Máfias farmacêuticas ampliam ofensiva contra genéricos

Por Ignacio Ramonet
Diretor do Le Monde Diplomatique


No comércio de medicamentos, a competição não funciona e os grandes grupos farmacêuticos recorrem a todo tipo de jogo sujo para impedir a chegada ao mercado de medicamentos mais eficazes e, sobretudo, para desqualificar os genéricos, muito mais baratos.
Consequência: o atraso no acesso do consumidor aos genéricos traduz-se em importantes perdas financeiras, não apenas para os próprios pacientes, mas para a Saúde  Pública a cargo do Estado (ou seja, paga pelos contribuintes).
Isto também oferece argumentos aos defensores da privatização dos Sistemas Públicos de Saúde, acusados de serem fossos de défices no orçamento dos Estados.
Os genéricos são medicamentos idênticos - quanto aos princípios ativos, dosagem, fórmula farmacêutica, segurança e eficácia - aos medicamentos originais produzidos com exclusividade pelos grandes monopólios.
O período de exclusividade e proteção da patente do remédio original vence após uma dezena de anos, quando então outros fabricantes têm direito de produzir os genéricos, que custam cerca de 40% mais barato.
A Organização Mundial da Saúde (OMS) e a maioria dos governos recomendam o uso de genéricos porque, por seu menor custo, favorecem o acesso equitativo à saúde das populações expostas a doenças evitáveis2.
O objetivo dos grandes laboratórios consiste, por conseguinte, em retardar, por todos os meios possíveis, a data de vencimento do período de proteção da patente.
O mercado mundial de medicamentos representa cerca de 700 bilhões de euros; e uma dezena de empresas gigantescas, entre elas as chamadas "Big Pharma" - Bayer, GlaxoSmithKline (GSK), Merk, Novartis, Pfizer, Roche, Sanofi-Aventis -, controlam metade desse mercado.
Os seus lucros são superiores aos obtidos pelos poderosos grupos do complexo militar-industrial. Para cada euro investido na fabricação de um medicamento de marca, os monopólios ganham mil no mercado.
Além disso, três dessas companhias (GSK, Novartis e Sanofi) pretendem ganhar bilhões de euros mais nos próximos meses graças à venda maciça da vacina contra o vírus A (H1N1) da nova gripe.
Essas gigantescas massas de dinheiro dão às Big Pharma potência financeira absolutamente colossal, que usam particularmente para arruinar, mediante múltiplos julgamentos milionários perante os tribunais, modestos fabricantes de genéricos.
Os seus numerosos lobbies fustigam permanentemente o Escritório Europeu de Patentes (OEP), cuja sede fica em Munique, para retardar a concessão de autorizações de entrada de genéricos no mercado.
Além disso, realizam campanhas enganosas sobre esses remédios bioequivalentes e assustam os pacientes.
O resultado é que, segundo o recente Informe divulgado pela Comissão Europeia, os cidadãos têm de esperar, em média, sete meses mais do que o normal para ter acesso aos genéricos, o que se traduziu, nos últimos cinco anos, em gasto extra desnecessário de aproximadamente 3 bilhões de euros para os consumidores e em 20% de aumento para os Sistemas Públicos de Saúde.
A ofensiva dos monopólios farmacêutico-industriais não tem fronteiras.

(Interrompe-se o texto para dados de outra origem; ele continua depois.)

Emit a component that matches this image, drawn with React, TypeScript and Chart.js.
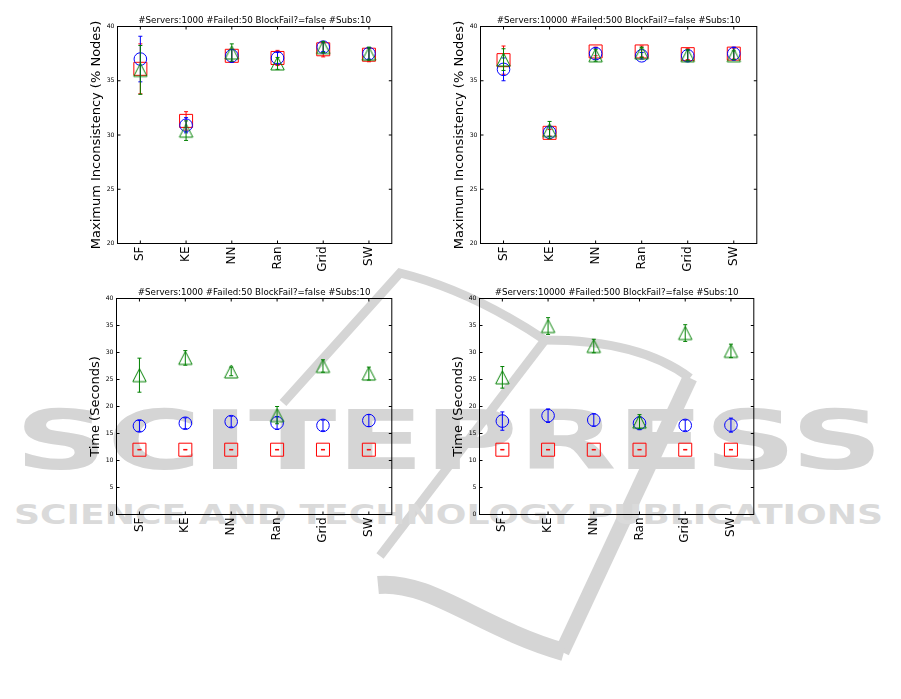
import { useEffect, useRef } from 'react';
import { Chart, registerables } from 'chart.js';

Chart.register(...registerables);

const FONT = "'DejaVu Sans', sans-serif";

const categories = ['SF', 'KE', 'NN', 'Ran', 'Grid', 'SW'];

const title1k = '#Servers:1000 #Failed:50 BlockFail?=false #Subs:10';
const title10k = '#Servers:10000 #Failed:500 BlockFail?=false #Subs:10';
const yTitleIncon = 'Maximum Inconsistency (% Nodes)';
const yTitleTime = 'Time (Seconds)';

// Top-left: inconsistency, 1000 servers
const inc1kSquare = [36.1, 31.3, 37.3, 37.1, 37.9, 37.4];
const inc1kSquareErr = [2.3, 0.85, 0.6, 0.7, 0.7, 0.65];
const inc1kCircle = [37.0, 30.9, 37.3, 37.1, 38.1, 37.5];
const inc1kCircleErr = [2.1, 0.7, 0.6, 0.5, 0.4, 0.5];
const inc1kTriangle = [36.0, 30.4, 37.6, 36.6, 38.1, 37.5];
const inc1kTriangleErr = [2.25, 0.9, 0.8, 0.55, 0.5, 0.6];

// Top-right: inconsistency, 10000 servers
const inc10kSquare = [36.9, 30.2, 37.7, 37.7, 37.45, 37.5];
const inc10kSquareErr = [1.3, 0.3, 0.4, 0.5, 0.5, 0.5];
const inc10kCircle = [36.05, 30.25, 37.5, 37.3, 37.3, 37.5];
const inc10kCircleErr = [1.05, 0.4, 0.5, 0.3, 0.5, 0.6];
const inc10kTriangle = [36.95, 30.45, 37.35, 37.6, 37.35, 37.35];
const inc10kTriangleErr = [1.0, 0.8, 0.55, 0.45, 0.5, 0.4];

// Bottom-left: time, 1000 servers
const time1kSquare = [12.0, 12.0, 12.0, 12.0, 12.0, 12.0];
const time1kSquareErr = [0.05, 0.05, 0.05, 0.05, 0.05, 0.05];
const time1kCircle = [16.4, 16.9, 17.2, 16.95, 16.5, 17.4];
const time1kCircleErr = [1.0, 1.0, 1.0, 1.2, 1.0, 1.1];
const time1kTriangle = [25.8, 29.0, 26.5, 18.4, 27.5, 26.1];
const time1kTriangleErr = [3.15, 1.35, 0.8, 1.6, 1.15, 1.2];

// Bottom-right: time, 10000 servers
const time10kSquare = [12.0, 12.0, 12.0, 12.0, 12.0, 12.0];
const time10kSquareErr = [0.05, 0.05, 0.05, 0.05, 0.05, 0.05];
const time10kCircle = [17.3, 18.3, 17.5, 16.9, 16.5, 16.55];
const time10kCircleErr = [1.7, 1.25, 1.15, 1.2, 1.0, 1.3];
const time10kTriangle = [25.4, 34.9, 31.2, 17.2, 33.6, 30.3];
const time10kTriangleErr = [2.0, 1.55, 1.25, 1.3, 1.55, 1.25];

const RED = '#ff0000';
const BLUE = '#0000ff';
const GREEN = '#008000';

type Marker = 'rect' | 'circle' | 'triangle';
type Series = { values: number[]; errors: number[]; color: string; marker: Marker; order: number };

function triangleImage(color: string) {
  const c = document.createElement('canvas');
  c.width = 17;
  c.height = 17;
  const g = c.getContext('2d')!;
  g.strokeStyle = color;
  g.lineWidth = 1;
  g.beginPath();
  g.moveTo(8.5, 2);
  g.lineTo(15.2, 15);
  g.lineTo(1.8, 15);
  g.closePath();
  g.stroke();
  return c;
}

const errorBarPlugin = {
  id: 'errorBars',
  beforeDatasetDraw(chart: any, args: any) {
    const ds = chart.data.datasets[args.index];
    const errs: number[] | undefined = ds.errors;
    if (!errs) return;
    const yScale = chart.scales.y;
    const ctx = chart.ctx;
    ctx.save();
    ctx.strokeStyle = ds.errColor;
    ctx.lineWidth = 1;
    args.meta.data.forEach((pt: any, i: number) => {
      const v = ds.data[i];
      const e = errs[i];
      const x = pt.x;
      const y1 = yScale.getPixelForValue(v + e);
      const y2 = yScale.getPixelForValue(v - e);
      ctx.beginPath();
      ctx.moveTo(x, y1);
      ctx.lineTo(x, y2);
      ctx.moveTo(x - 2, y1);
      ctx.lineTo(x + 2, y1);
      ctx.moveTo(x - 2, y2);
      ctx.lineTo(x + 2, y2);
      ctx.stroke();
    });
    ctx.restore();
  },
};

const framePlugin = {
  id: 'frameTicks',
  afterDatasetsDraw(chart: any) {
    const { ctx, chartArea: a, scales } = chart;
    ctx.save();
    ctx.strokeStyle = '#000';
    ctx.lineWidth = 1;
    ctx.strokeRect(a.left, a.top, a.right - a.left, a.bottom - a.top);
    ctx.beginPath();
    scales.y.ticks.forEach((_t: any, i: number) => {
      const py = scales.y.getPixelForTick(i);
      ctx.moveTo(a.left, py);
      ctx.lineTo(a.left + 3, py);
      ctx.moveTo(a.right, py);
      ctx.lineTo(a.right - 3, py);
    });
    scales.x.ticks.forEach((_t: any, i: number) => {
      const px = scales.x.getPixelForTick(i);
      ctx.moveTo(px, a.bottom);
      ctx.lineTo(px, a.bottom - 3);
      ctx.moveTo(px, a.top);
      ctx.lineTo(px, a.top + 3);
    });
    ctx.stroke();
    ctx.restore();
  },
};

type PanelProps = {
  box: [number, number, number, number];
  title: string;
  yTitle: string;
  yMin: number;
  yMax: number;
  series: Series[];
};

function Panel({ box, title, yTitle, yMin, yMax, series }: PanelProps) {
  const ref = useRef<HTMLCanvasElement>(null);
  const [L, T, R, B] = box;
  const YW = 46;
  const TH = 16;
  const XH = 42;
  const RP = 6;
  const cl = Math.floor(L - YW);
  const ct = Math.floor(T - TH);
  const cw = Math.ceil(R + RP - cl);
  const ch = Math.ceil(B + XH - ct);

  useEffect(() => {
    const yAxisW = L - cl;
    const xAxisH = ch - (B - ct);
    const titleFontSize = 8.7;
    const titleLH = titleFontSize * 1.2;
    const padBottom = 0.8;
    const padTop = TH - titleLH - padBottom;
    const yTitleSize = 13;
    const chart = new Chart(ref.current!, {
      type: 'line',
      data: {
        labels: categories,
        datasets: series.map((s) => ({
          data: s.values,
          errors: s.errors,
          errColor: s.color,
          order: s.order,
          showLine: false,
          borderColor: s.color,
          backgroundColor: 'rgba(0,0,0,0)',
          pointStyle: s.marker === 'triangle' ? triangleImage(s.color) : s.marker,
          pointRadius: s.marker === 'rect' ? 9.2 : 6.3,
          pointHoverRadius: s.marker === 'rect' ? 9.2 : 6.3,
          pointBorderWidth: 1,
          pointBorderColor: s.color,
          pointBackgroundColor: 'rgba(0,0,0,0)',
        })) as any,
      },
      options: {
        responsive: false,
        animation: false,
        devicePixelRatio: 1,
        events: [],
        layout: {
          padding: { left: 0, top: T - TH - ct, right: cw - (R - cl), bottom: 0 },
        },
        plugins: {
          legend: { display: false },
          tooltip: { enabled: false },
          title: {
            display: true,
            text: title,
            fullSize: false,
            color: '#000',
            font: { family: FONT, size: titleFontSize, weight: 'normal', lineHeight: 1.2 },
            padding: { top: padTop, bottom: padBottom },
          },
        },
        scales: {
          x: {
            type: 'category',
            offset: true,
            grid: { display: false, drawTicks: false },
            border: { display: false },
            ticks: {
              autoSkip: false,
              minRotation: 90,
              maxRotation: 90,
              padding: 3,
              color: '#000',
              font: { family: FONT, size: 12 },
            },
            afterFit: (s: any) => {
              s.height = xAxisH;
            },
          },
          y: {
            type: 'linear',
            min: yMin,
            max: yMax,
            grid: { display: false, drawTicks: false },
            border: { display: false },
            ticks: {
              stepSize: 5,
              padding: 3,
              color: '#000',
              font: { family: FONT, size: 6.2 },
            },
            title: {
              display: true,
              text: yTitle,
              color: '#000',
              font: { family: FONT, size: yTitleSize, lineHeight: 1.2 },
              padding: { top: yAxisW - 21 - (yTitleSize * 1.2) / 2, bottom: 0 },
            },
            afterFit: (s: any) => {
              s.width = yAxisW;
            },
          },
        },
      } as any,
      plugins: [errorBarPlugin, framePlugin],
    });
    return () => chart.destroy();
  }, []);

  return (
    <canvas
      ref={ref}
      width={cw}
      height={ch}
      style={{ position: 'absolute', left: cl, top: ct, width: cw, height: ch }}
    />
  );
}

function Watermark() {
  const c = '#d5d5d5';
  return (
    <svg
      width={901}
      height={699}
      style={{ position: 'absolute', left: 0, top: 0 }}
      xmlns="http://www.w3.org/2000/svg"
    >
      <path d="M 283 403 L 400 273 Q 470 290 545 340 Q 640 340 690 378" stroke={c} strokeWidth={9} fill="none" />
      <path d="M 545 340 L 380 556" stroke={c} strokeWidth={9} fill="none" />
      <path d="M 690 378 L 562 652" stroke={c} strokeWidth={15} fill="none" />
      <path d="M 378 585 C 430 580 480 628 564 652" stroke={c} strokeWidth={18} fill="none" />
      <text
        x={15}
        y={469}
        textLength={868}
        lengthAdjust="spacingAndGlyphs"
        fill={c}
        style={{ fontFamily: FONT, fontWeight: 'bold', fontSize: 82 }}
      >
        SCITEPRESS
      </text>
      <text
        x={14}
        y={524}
        textLength={869}
        lengthAdjust="spacingAndGlyphs"
        fill="#dadada"
        style={{ fontFamily: FONT, fontWeight: 'bold', fontSize: 26 }}
      >
        SCIENCE AND TECHNOLOGY PUBLICATIONS
      </text>
    </svg>
  );
}

function mk(values: number[], errors: number[], color: string, marker: Marker, order: number): Series {
  return { values, errors, color, marker, order };
}

export default function App() {
  return (
    <div style={{ position: 'absolute', left: 0, top: 0, width: 901, height: 699, background: '#fff' }}>
      <Watermark />
      <Panel
        box={[117.5, 26.5, 395.5, 243.5]}
        title={title1k}
        yTitle={yTitleIncon}
        yMin={20}
        yMax={40}
        series={[
          mk(inc1kSquare, inc1kSquareErr, RED, 'rect', 3),
          mk(inc1kCircle, inc1kCircleErr, BLUE, 'circle', 2),
          mk(inc1kTriangle, inc1kTriangleErr, GREEN, 'triangle', 1),
        ]}
      />
      <Panel
        box={[480.5, 26.5, 760.5, 243.5]}
        title={title10k}
        yTitle={yTitleIncon}
        yMin={20}
        yMax={40}
        series={[
          mk(inc10kSquare, inc10kSquareErr, RED, 'rect', 3),
          mk(inc10kCircle, inc10kCircleErr, BLUE, 'circle', 2),
          mk(inc10kTriangle, inc10kTriangleErr, GREEN, 'triangle', 1),
        ]}
      />
      <Panel
        box={[116.5, 298.5, 395.5, 514.5]}
        title={title1k}
        yTitle={yTitleTime}
        yMin={0}
        yMax={40}
        series={[
          mk(time1kSquare, time1kSquareErr, RED, 'rect', 3),
          mk(time1kCircle, time1kCircleErr, BLUE, 'circle', 2),
          mk(time1kTriangle, time1kTriangleErr, GREEN, 'triangle', 1),
        ]}
      />
      <Panel
        box={[479.5, 298.5, 757.5, 514.5]}
        title={title10k}
        yTitle={yTitleTime}
        yMin={0}
        yMax={40}
        series={[
          mk(time10kSquare, time10kSquareErr, RED, 'rect', 3),
          mk(time10kCircle, time10kCircleErr, BLUE, 'circle', 2),
          mk(time10kTriangle, time10kTriangleErr, GREEN, 'triangle', 1),
        ]}
      />
    </div>
  );
}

Também estariam implicados no recente golpe de Estado contra o presidente Manuel Zelaya em Honduras, país que importa todos os seus medicamentos, produzidos fundamentalmente pelas "Big Parma". 
Desde que Honduras entrou para a Aliança Bolivariana para os Povos da América (Alba), em agosto de 2008, Zelaya negociava acordo comercial com Havana para importar genéricos cubanos, com a intenção de reduzir os gastos de funcionamento dos hospitais públicos de seu país.
Barack Obama, desejoso de reformar o sistema de saúde dos Estados Unidos, que deixa sem cobertura médica 47 milhões de cidadãos, enfrenta a ira do complexo farmacêutico-industrial.
Nos EUA, as quantias em jogo são gigantescas (os gastos com saúde representam o equivalente a 18% do PIB) e controladas por vigoroso lóbi de interesses privados que reúne, além das Big Pharma, as grandes companhias de seguro e todo o sector de clínicas e hospitais privados.
Nenhum desses atores quer perder os seus opulentos privilégios. 

Por isso, apoiando-se nos grandes meios de comunicação mais conservadores e no Partido Republicano, investem pesado em campanhas de desinformação e de calúnias contra a necessária reforma do sistema de saúde.
É batalha crucial. 

E seria dramático ver as máfias farmacêuticas ganharem. Porque então redobrariam os esforços para atacar, na Europa e no resto do mundo, o avanço dos medicamentos genéricos e a esperança de alguns sistemas de saúde menos caros e mais solidários.